Stone Brewing, with Big Family Table, teased its debut "Leave No Stone Unturned" campaign with upside-down labels on its bottles. A 90-second spot shows brand co-founder Greg Koch explaining the campaign reflects the brewery's commitment to chasing perfection, even if it means mistakes are made.
Coca-Cola is enabling consumers to interact contact-free with its Freestyle soda fountains via QR codes that, when scanned by a smartphone, allow people to select and pour from a range of drinks. The experience doesn't require users to download an app and the brand started developing the technology at the beginning of the pandemic.
Carmichael Lynch is touting Subaru's partnership with the American Society for the Prevention of Cruelty to Animals in a 30-second spot that spotlights its work with animal shelters to host pet adoption events. The ad introduces a new "Subaru: More Than a Car Company" tagline and is running across national TV, social and digital.
Apple released a sequel to its popular "Underdogs" spot -- a seven-minute "The whole working-from-home thing" video that shows the hapless group of creative employees trying to hit a deadline for "Project Pandora's Box." The comedic short film, directed by Smuggler's Mark Molloy, promotes the Apple at Work product suite.
Adam&Eve/DDB's new whimsical spot for UK roadside assistance company the AA is directed by MJZ's The Perlorian Brothers and shows an animated shaggy dog put on a record and an electric fan that makes him imagine he's in a car with the wind in his fur. The spot ends with the tagline "Love that feeling? We'll get you back on the road," and the campaign includes social GIFs, radio, out-of-home and Spotify playlists.
Burger King, with We Believers, is touting its efforts to reduce cattle-emitted methane gas by feeding them lemongrass with a two-minute spot directed by Oscar-winner Michel Gondry and starring viral child yodeler Mason Ramsey. The colorful ad features Ramsey singing a catchy ditty about "reducing methane" and ends with the tagline "Since we're part of the problem, we're working to be part of the solution."
Brands that have elected to curtail Facebook advertising amid the boycott will quickly learn how remaining competitors fare and are already realizing that the effect isn't as profound as expected and could be an impetus for others to follow, writes Jack Neff. Marketers will also be able to compare future social platform results to prior efforts and use Facebook's Ad Library to monitor activity because "it never hurts to check what's really happening," he writes.
McCann Health's Ron Lewis and TBWA Worldhealth's Walter T. Geer III launched a free Diverse Creatives site to help agencies and brands find talent of color within the industry, and they are in discussions with the 4A's Foundation on expanding the project. "We hope that [because of its success] that talent thrives and that we go out of business within the next couple of years," Geer says.
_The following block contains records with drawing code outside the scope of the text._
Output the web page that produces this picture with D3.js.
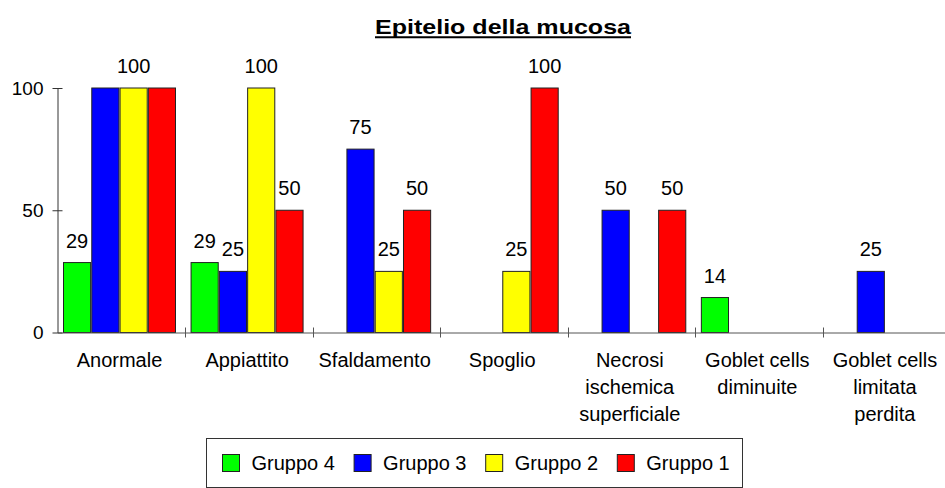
<!DOCTYPE html>
<html>
<head>
<meta charset="utf-8">
<script src="https://cdn.jsdelivr.net/npm/d3@7"></script>
<style>
	body { margin: 0; background: #fff; }
	text { font-family: Arial, "Liberation Sans", sans-serif; fill: #000; }
</style>
</head>
<body>
<div id="chart"></div>
<script>
var categories = ["Anormale", "Appiattito", "Sfaldamento", "Spoglio", "Necrosi ischemica superficiale", "Goblet cells diminuite", "Goblet cells limitata perdita"];
var categoryLines = [["Anormale"], ["Appiattito"], ["Sfaldamento"], ["Spoglio"], ["Necrosi", "ischemica", "superficiale"], ["Goblet cells", "diminuite"], ["Goblet cells", "limitata", "perdita"]];
var groups = ["Gruppo 4", "Gruppo 3", "Gruppo 2", "Gruppo 1"];
var colors = ["#00ff00", "#0000ff", "#ffff00", "#ff0000"];

var gruppo4 = [28.6, 28.6, 0, 0, 0, 14.3, 0];
var gruppo3 = [100, 25, 75, 0, 50, 0, 25];
var gruppo2 = [100, 100, 25, 25, 0, 0, 0];
var gruppo1 = [100, 50, 50, 100, 50, 0, 0];

var yTicks = [0, 50, 100];
// the original only shows one "100" above Anormale
var hiddenLabels = ["Anormale|Gruppo 3", "Anormale|Gruppo 1"];

(function() {
	var width = 945;
	var height = 488;

	var svg = d3.select("#chart")
				.append("svg")
				.attr("width", width)
				.attr("height", height)

	var series = [gruppo4, gruppo3, gruppo2, gruppo1];

	var rows = categories.map(function(c, i) {
		return {
			cat: c,
			values: groups.map(function(g, j) {
				return { cat: c, group: g, value: series[j][i] };
			})
		};
	});

	var x0 = d3.scaleBand()
			   .domain(categories)
			   .range([57.5, 950.5])

	var x1 = d3.scaleBand()
			   .domain(groups)
			   .range([6, 118])
			   .paddingInner(0.04)

	var y = d3.scaleLinear()
			  .domain([0, 100])
			  .range([332.5, 88])

	var color = d3.scaleOrdinal()
				  .domain(groups)
				  .range(colors)

	var fmt = d3.format(".0f");

	// title
	svg.append("text")
	   .attr("x", 503)
	   .attr("y", 33.5)
	   .attr("text-anchor", "middle")
	   .attr("font-size", 21)
	   .attr("font-weight", "bold")
	   .attr("textLength", 256)
	   .attr("lengthAdjust", "spacingAndGlyphs")
	   .text("Epitelio della mucosa")

	svg.append("line")
	   .attr("x1", 375)
	   .attr("x2", 631)
	   .attr("y1", 37.3)
	   .attr("y2", 37.3)
	   .attr("stroke", "#000")
	   .attr("stroke-width", 2)

	// bars
	var groupsG = svg.selectAll("g.cat")
					 .data(rows)
					 .enter()
					 .append("g")
					 .attr("class", "cat")
					 .attr("transform", function(d) { return "translate(" + x0(d.cat) + ",0)"; })

	groupsG.selectAll("rect")
		   .data(function(d) { return d.values.filter(function(v) { return v.value > 0; }); })
		   .enter()
		   .append("rect")
		   .attr("x", function(d) { return x1(d.group); })
		   .attr("y", function(d) { return y(d.value); })
		   .attr("width", x1.bandwidth())
		   .attr("height", function(d) { return y(0) - y(d.value); })
		   .attr("fill", function(d) { return color(d.group); })
		   .attr("stroke", "#222")
		   .attr("stroke-width", 1)

	groupsG.selectAll("text.val")
		   .data(function(d) {
				return d.values.filter(function(v) {
					return v.value > 0 && hiddenLabels.indexOf(v.cat + "|" + v.group) < 0;
				});
		   })
		   .enter()
		   .append("text")
		   .attr("class", "val")
		   .attr("x", function(d) { return x1(d.group) + x1.bandwidth() / 2; })
		   .attr("y", function(d) { return y(d.value) - 15; })
		   .attr("text-anchor", "middle")
		   .attr("font-size", 20)
		   .text(function(d) { return fmt(d.value); })

	// y axis
	var yAxis = d3.axisLeft(y)
				  .tickValues(yTicks)
				  .tickSizeInner(5)
				  .tickSizeOuter(0)
				  .tickPadding(9)

	var yG = svg.append("g")
				.attr("transform", "translate(57.5,0)")
				.call(yAxis)

	yG.attr("font-size", 19)
	  .attr("font-family", null)
	yG.select(".domain").attr("stroke", "#333")
	yG.selectAll(".tick line").attr("x1", 5).attr("stroke", "#333")
	yG.selectAll(".tick text").attr("fill", "#000")

	// x axis
	var xAxis = d3.axisBottom(x0)
				  .tickSize(0)
				  .tickFormat("")

	var xG = svg.append("g")
				.attr("transform", "translate(0,332.5)")
				.call(xAxis)

	xG.select(".domain").attr("stroke", "#555")

	xG.selectAll("line.sep")
	  .data(categories.slice(1))
	  .enter()
	  .append("line")
	  .attr("class", "sep")
	  .attr("x1", function(d) { return Math.round(x0(d)) + 0.5; })
	  .attr("x2", function(d) { return Math.round(x0(d)) + 0.5; })
	  .attr("y1", -5)
	  .attr("y2", 5)
	  .attr("stroke", "#555")

	var labels = svg.selectAll("text.cat")
					.data(categories)
					.enter()
					.append("text")
					.attr("class", "cat")
					.attr("text-anchor", "middle")
					.attr("font-size", 20)

	labels.selectAll("tspan")
		  .data(function(d, i) { return categoryLines[i].map(function(l) { return { cat: d, line: l }; }); })
		  .enter()
		  .append("tspan")
		  .attr("x", function(d) { return x0(d.cat) + 62; })
		  .attr("y", function(d, i) { return 366.5 + i * 27.3; })
		  .text(function(d) { return d.line; })

	// legend
	var legendX = d3.scaleBand()
					.domain(groups)
					.range([216, 216 + 4 * 131.6])

	svg.append("rect")
	   .attr("x", 206.5)
	   .attr("y", 438.5)
	   .attr("width", 536)
	   .attr("height", 49)
	   .attr("fill", "none")
	   .attr("stroke", "#333")

	var items = svg.selectAll("g.legend")
				   .data(groups)
				   .enter()
				   .append("g")
				   .attr("class", "legend")
				   .attr("transform", function(d) { return "translate(" + legendX(d) + ",0)"; })

	items.append("rect")
		 .attr("x", 6.5)
		 .attr("y", 454.5)
		 .attr("width", 17)
		 .attr("height", 17)
		 .attr("fill", function(d) { return color(d); })
		 .attr("stroke", "#222")

	items.append("text")
		 .attr("x", 35.5)
		 .attr("y", 470)
		 .attr("font-size", 20)
		 .text(function(d) { return d; })

}())
</script>
</body>
</html>
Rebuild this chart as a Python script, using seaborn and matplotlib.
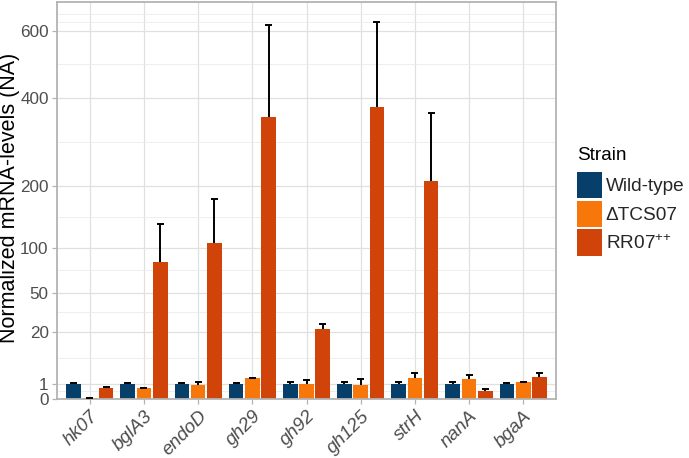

Campbell Ewald leaders talk about the agency's journey to eliminate systemic racism following an internal incident in 2016 and share what they've learned so far in the quest for increased diversity and inclusion. "As the benefits of a more diverse culture start to blossom, it also starts to feel good, like it should have been this way all along," says Group Account Director Walter Harris.
Holding companies including IPG, WPP, MDC Partners and Publicis Groupe are donating significant funds to organizations striving for racial equality, social justice and those affiliated with the Black Lives Matter movement, while individual agencies within Omnicom are doing the same. The T10 Group founder, Maya Beasley, says support of these types of organizations is not new, and adds, "What I hope is different is that the movement's leaders will hold people's feet to the fire and make sure that it remains a prominent issue."